The GIPS standards define a large cash flow as the level at which the firm determines that an external cash flow may distort performance if the portfolio is not valued. Firms must define large cash flow levels for each composite to determine when portfolios in that composite must be valued. Portfolios that experience a large cash flow remain in the composite (unless it is also a significant cash flow, as defined). The determination of the large cash flow level may be influenced by a variety of factors such as the nature of the strategy, historical and expected volatility of the strategy, and the targeted cash level of the strategy.
The GIPS standards define a significant cash flow as the level at which the firm determines that a client-directed external cash flow may temporarily prevent the firm from implementing the composite strategy, thereby causing the portfolio to no longer be representative of the composite strategy. Firms that choose to adopt a significant cash flow policy for certain composites must define the significant cash flow level on a composite-specific basis. Portfolios that subsequently experience a significant cash flow are then temporarily removed from the composite.
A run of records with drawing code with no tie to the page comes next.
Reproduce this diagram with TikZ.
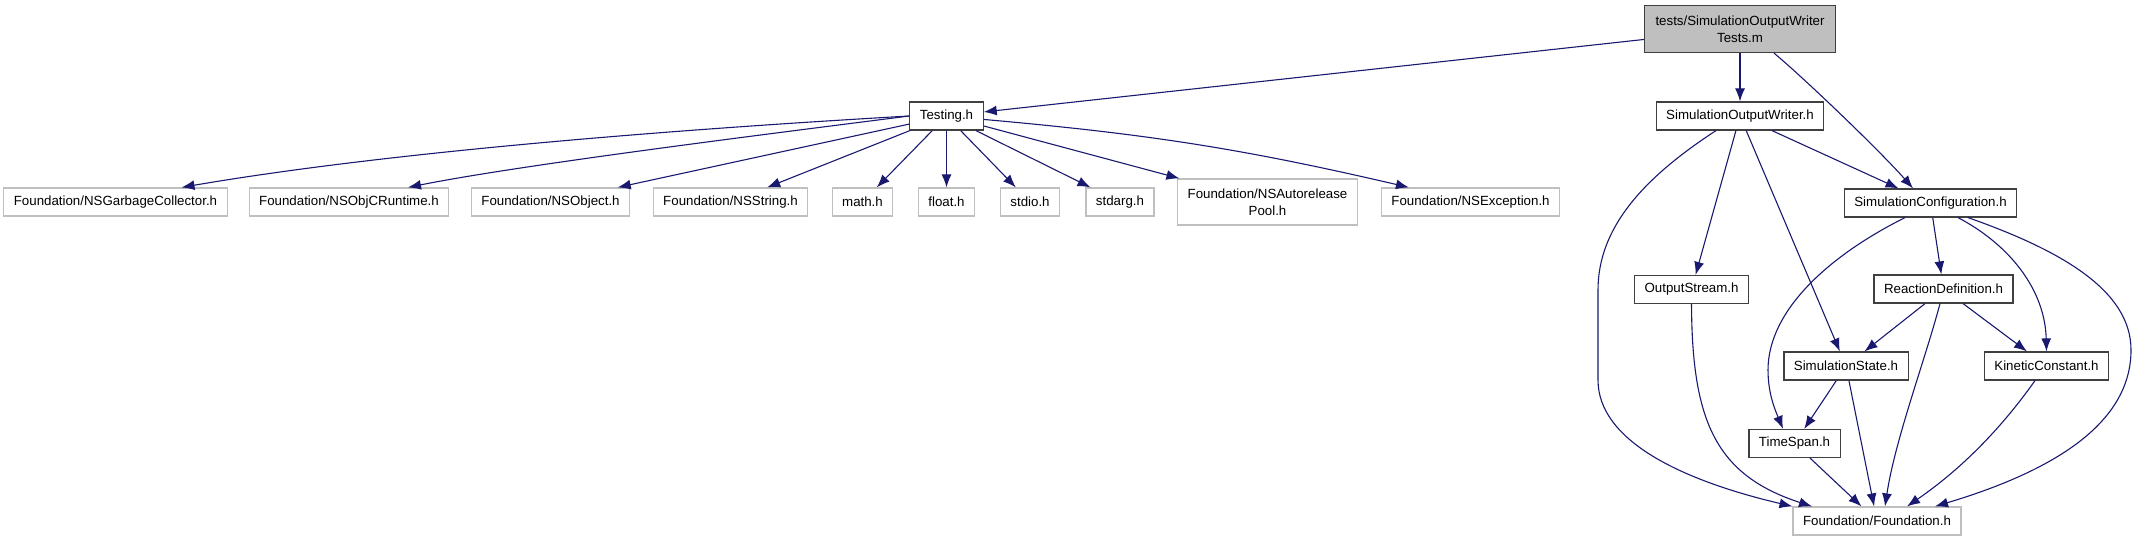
\documentclass[tikz,border=0pt]{standalone}
\usepackage{fontspec}
\setmainfont{Liberation Sans}
\usetikzlibrary{arrows.meta}
\definecolor{edgeblue}{HTML}{191970}
\definecolor{boxgray}{HTML}{BFBFBF}

\begin{document}
\begin{tikzpicture}[
    x=1pt, y=-1pt,
    font=\fontsize{13.3}{16.5}\selectfont,
    normal/.style={
        draw=black!75,
        line width=1.2pt,
        align=center,
        inner xsep=10pt,
        inner ysep=0pt,
        minimum height=28pt,
    },
    external/.style={
        normal,
        draw=boxgray,
    },
    current/.style={
        normal,
        fill=boxgray,
        minimum width=191pt,
        minimum height=47pt,
    },
    includeedge/.style={draw=edgeblue, line width=1.1pt, -{Latex[length=13pt,width=10pt]}}
]

\useasboundingbox (0,0) rectangle (2135,541);

\node[current] (root) at (1740,29) {tests/SimulationOutputWriter\\Tests.m};
\node[normal] (testing) at (946.5,116) {Testing.h};
\node[normal] (writer) at (1740,116) {SimulationOutputWriter.h};

\node[external] (gc) at (115.5,202) {Foundation/NSGarbageCollector.h};
\node[external] (objc) at (349,202) {Foundation/NSObjCRuntime.h};
\node[external] (nsobject) at (550.5,202) {Foundation/NSObject.h};
\node[external] (nsstring) at (730.5,202) {Foundation/NSString.h};
\node[external] (mathh) at (862.5,202) {math.h};
\node[external] (floath) at (946.5,202) {float.h};
\node[external] (stdioh) at (1030,202) {stdio.h};
\node[external] (stdargh) at (1120,202) {stdarg.h};
\node[external, minimum height=46pt] (pool) at (1267.5,202) {Foundation/NSAutorelease\\Pool.h};
\node[external] (exception) at (1470.5,202) {Foundation/NSException.h};

\node[normal] (config) at (1930.5,203) {SimulationConfiguration.h};
\node[normal] (stream) at (1691.5,289.5) {OutputStream.h};
\node[normal] (reaction) at (1943.5,289) {ReactionDefinition.h};
\node[normal] (state) at (1846,366) {SimulationState.h};
\node[normal] (kinetic) at (2046.5,366) {KineticConstant.h};
\node[normal] (span) at (1794.5,443.5) {TimeSpan.h};
\node[external] (foundation) at (1877,521) {Foundation/Foundation.h};

\draw[includeedge] (root) -- (testing);
\draw[includeedge] (root) -- (writer);
\draw[includeedge] ([xshift=34pt]root.south) .. controls (1805,79) and (1880,151) .. ([xshift=-17.5pt]config.north);

\draw[includeedge] (testing.west) .. controls (700,128) and (400,150) .. ([xshift=66pt]gc.north);
\draw[includeedge] (testing.west) .. controls (760,135) and (520,165) .. ([xshift=59pt]objc.north);
\draw[includeedge] (testing) -- (nsobject);
\draw[includeedge] (testing) -- (nsstring);
\draw[includeedge] (testing) -- (mathh);
\draw[includeedge] (testing) -- (floath);
\draw[includeedge] (testing) -- (stdioh);
\draw[includeedge] (testing) -- (stdargh);
\draw[includeedge] (testing) -- (pool);
\draw[includeedge] (testing) to[bend left=4] (exception);

\draw[includeedge] ([xshift=-24pt]writer.south) .. controls (1640,180) and (1598,230) .. (1598,290) -- (1598,380) .. controls (1598,440) and (1680,480) .. (foundation.north west);
\draw[includeedge] (writer) -- (stream);
\draw[includeedge] (writer) -- (state);
\draw[includeedge] (writer) -- (config);

\draw[includeedge] ([xshift=-25.5pt]config.south) .. controls (1830,255) and (1768,310) .. (1768,370) .. controls (1768,395) and (1776,412) .. ([xshift=-11.5pt]span.north);
\draw[includeedge] (config) -- (reaction);
\draw[includeedge] ([xshift=27.5pt]config.south) .. controls (2010,245) and (2045,290) .. (kinetic.north);
\draw[includeedge] ([xshift=37.5pt]config.south) .. controls (2060,250) and (2131,290) .. (2131,350) .. controls (2131,425) and (2050,472) .. ([xshift=58pt]foundation.north);

\draw[includeedge] (reaction) -- (state);
\draw[includeedge] (reaction) -- (kinetic);
\draw[includeedge] ([xshift=-3.5pt]reaction.south) .. controls (1925,360) and (1895,440) .. ([xshift=8pt]foundation.north);

\draw[includeedge] (state) -- (span);
\draw[includeedge] (state) -- (foundation);
\draw[includeedge] (stream.south) .. controls (1692,420) and (1715,475) .. ([xshift=-65pt]foundation.north);
\draw[includeedge] (span) -- (foundation);
\draw[includeedge] ([xshift=-11.5pt]kinetic.south) .. controls (2000,430) and (1960,470) .. ([xshift=30pt]foundation.north);

\end{tikzpicture}
\end{document}
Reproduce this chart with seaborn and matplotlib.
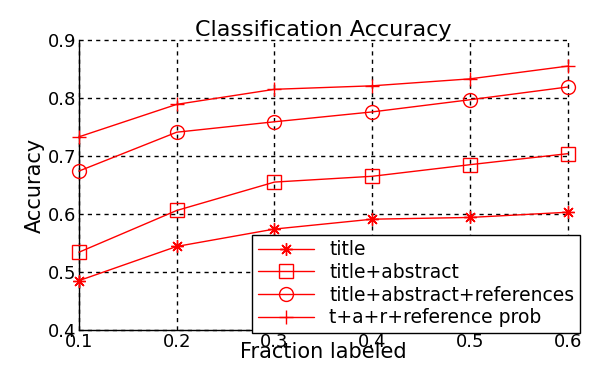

The determination of the significant cash flow level may be influenced by a variety of factors such as market liquidity and the trading capabilities of the investment manager.
It is not expected that the level used to define large cash flows and significant cash flows will be the same. It is expected that the level used to define large cash flows will be less than the level established for significant cash flows because the cash flow amount that would cause a portfolio to be distorted and thus need to be valued typically does not rise to the level that disrupts the implementation of the investment strategy.